Far out Friday: From pizza delivery to property tycoon

by NZ Adviser14 Oct 2016
Former Domino’s deliveryman and Western Sydney local, Tony Fleming, has built up an investment portfolio of no less than 13 properties and he’s only 28.   

Fleming’s investments so far generate a gross rental income of more than $130,000 a year, according to an article by News Corp.

With his new-found free time, Fleming intends to nurture his passion to buy more investment properties, closing in on a 14th after buying three homes in the last 10 months.  

With his pizza delivery job paying him $10, he stepped onto the property ladder at the age of 19, when he bought up a three-bedroom townhouse in the Penrith suburb Kingswood.

He says his success was largely down to a strict savings plan as he explains just a year and a half before his first purchase, he was paying off a car loan and working extra hours while saving for a deposit. 

“I worked 60 hours a week, some weeks for seven days straight, and lived with my parents,” Fleming said.

“That helped me save a lot faster. I still only had a small deposit. The rest was First Home Owners’ Grant, which was more generous back then.

“I survived on two-minute noodles and free pizza,” Fleming said. “I was always working, so I never had the chance to spend money.”

His Kingswood house needed a lot of TLC but it helped him negotiate the $189,000 price tag and he was quick to have friends rent out his spare rooms to help pay down the mortgage. 

After renovations, its value doubled within 12 months, enabling him to refinance his loan and draw equity out of the property to use as a deposit for his next property buy.  

He recently bought houses in regional NSW and South Australia, saying his unconventional buying strategy helped him build up his portfolio as he decides to buy a house based on their rents and potential to increase in value.
 
“Just because you’re on a low income doesn’t mean you can’t buy property,” he said.

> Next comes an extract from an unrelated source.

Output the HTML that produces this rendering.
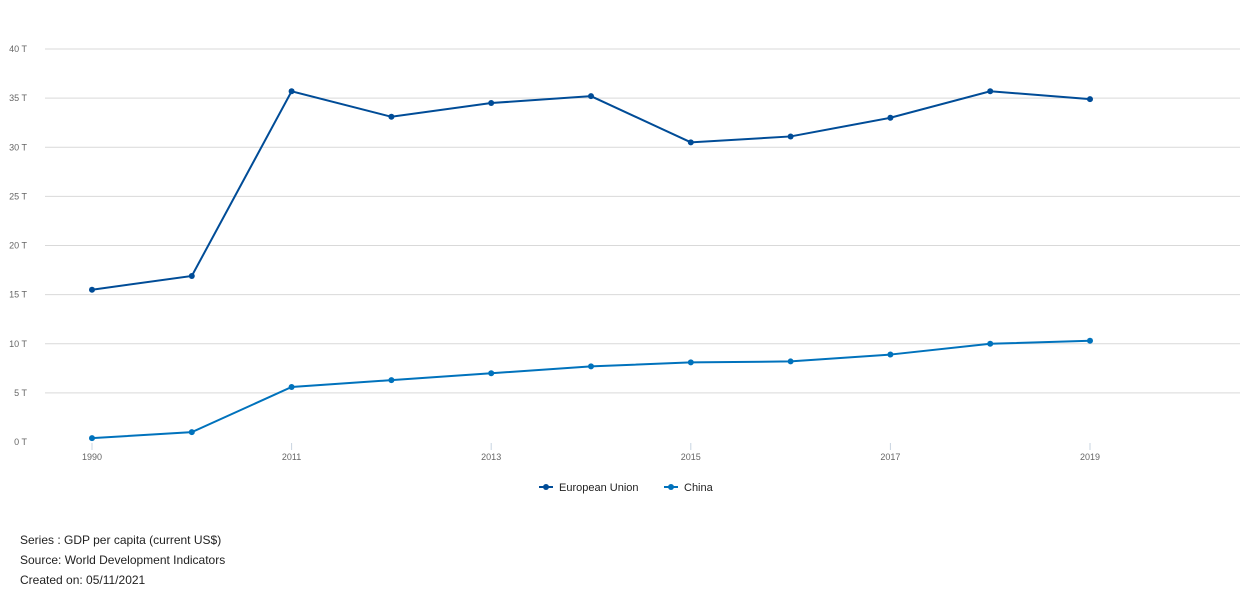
<!DOCTYPE html>
<html><head><meta charset="utf-8"><style>
body{margin:0;background:#fff;font-family:"Liberation Sans",sans-serif}
.f{position:absolute;left:20px;font-size:12px;color:#222}
</style></head><body>
<div style="position:relative;width:1250px;height:600px">
<svg id="c" width="1250" height="520" style="position:absolute;left:0;top:0"></svg>
<div class="f" style="top:533px">Series : GDP per capita (current US$)</div>
<div class="f" style="top:553px">Source: World Development Indicators</div>
<div class="f" style="top:573px">Created on: 05/11/2021</div>
</div>
<script>
const categories=["1990","2000","2011","2012","2013","2014","2015","2016","2017","2018","2019"];
const euValues=[15.5,16.9,35.7,33.1,34.5,35.2,30.5,31.1,33.0,35.7,34.9];
const chinaValues=[0.4,1.0,5.6,6.3,7.0,7.7,8.1,8.2,8.9,10.0,10.3];
const yTicks=[0,5,10,15,20,25,30,35,40];
const NS="http://www.w3.org/2000/svg",svg=document.getElementById('c');
const x=i=>92+i*99.8, y=v=>442-v*9.825;
function el(t,a,p){const e=document.createElementNS(NS,t);for(const k in a)e.setAttribute(k,a[k]);(p||svg).appendChild(e);return e;}
yTicks.forEach(v=>{
 if(v>0){const g=el('line',{x1:45,x2:1240,y1:y(v),y2:y(v),stroke:'#d9d9d9','stroke-width':1});
 
 }
 const t=el('text',{x:27,y:y(v)+3,'font-size':9,fill:'#666','text-anchor':'end'});t.textContent=v+' T';
 
 
});
categories.forEach((c,i)=>{if(i%2)return;
 const l=el('line',{x1:x(i),x2:x(i),y1:443,y2:450,stroke:'#c8d4e0'});
 
 
 const t=el('text',{x:x(i),y:460,'font-size':9,fill:'#666','text-anchor':'middle'});t.textContent=c;
 
 
});
function series(vals,col,name){
 const p=el('polyline',{points:vals.map((v,i)=>x(i)+','+y(v)).join(' '),fill:'none',stroke:col,'stroke-width':2});
 
 
 vals.forEach((v,i)=>{const d=el('circle',{cx:x(i),cy:y(v),r:3,fill:col});
  
  });
}
series(euValues,'#004c97','eu');
series(chinaValues,'#0072bc','china');
[['European Union','#004c97',539],['China','#0072bc',664]].forEach(([n,c,lx])=>{
 const g=el('g',{});
 
 
 el('line',{x1:lx,x2:lx+14,y1:487,y2:487,stroke:c,'stroke-width':2},g);
 el('circle',{cx:lx+7,cy:487,r:3,fill:c},g);
 const t=el('text',{x:lx+20,y:491,'font-size':11,fill:'#222'},g);t.textContent=n;
});
</script></body></html>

“You just have to be careful with money. You don’t need to go on holiday all the time. Try drink less alcohol. If you can reduce your non-deductible debt it will help.

“It was a wonderful feeling leaving work knowing I didn’t need to come back. I’m hoping to now help other people on a low-income get started. So many people think they have no chance of buying property and they shouldn’t bother. I want to change that.”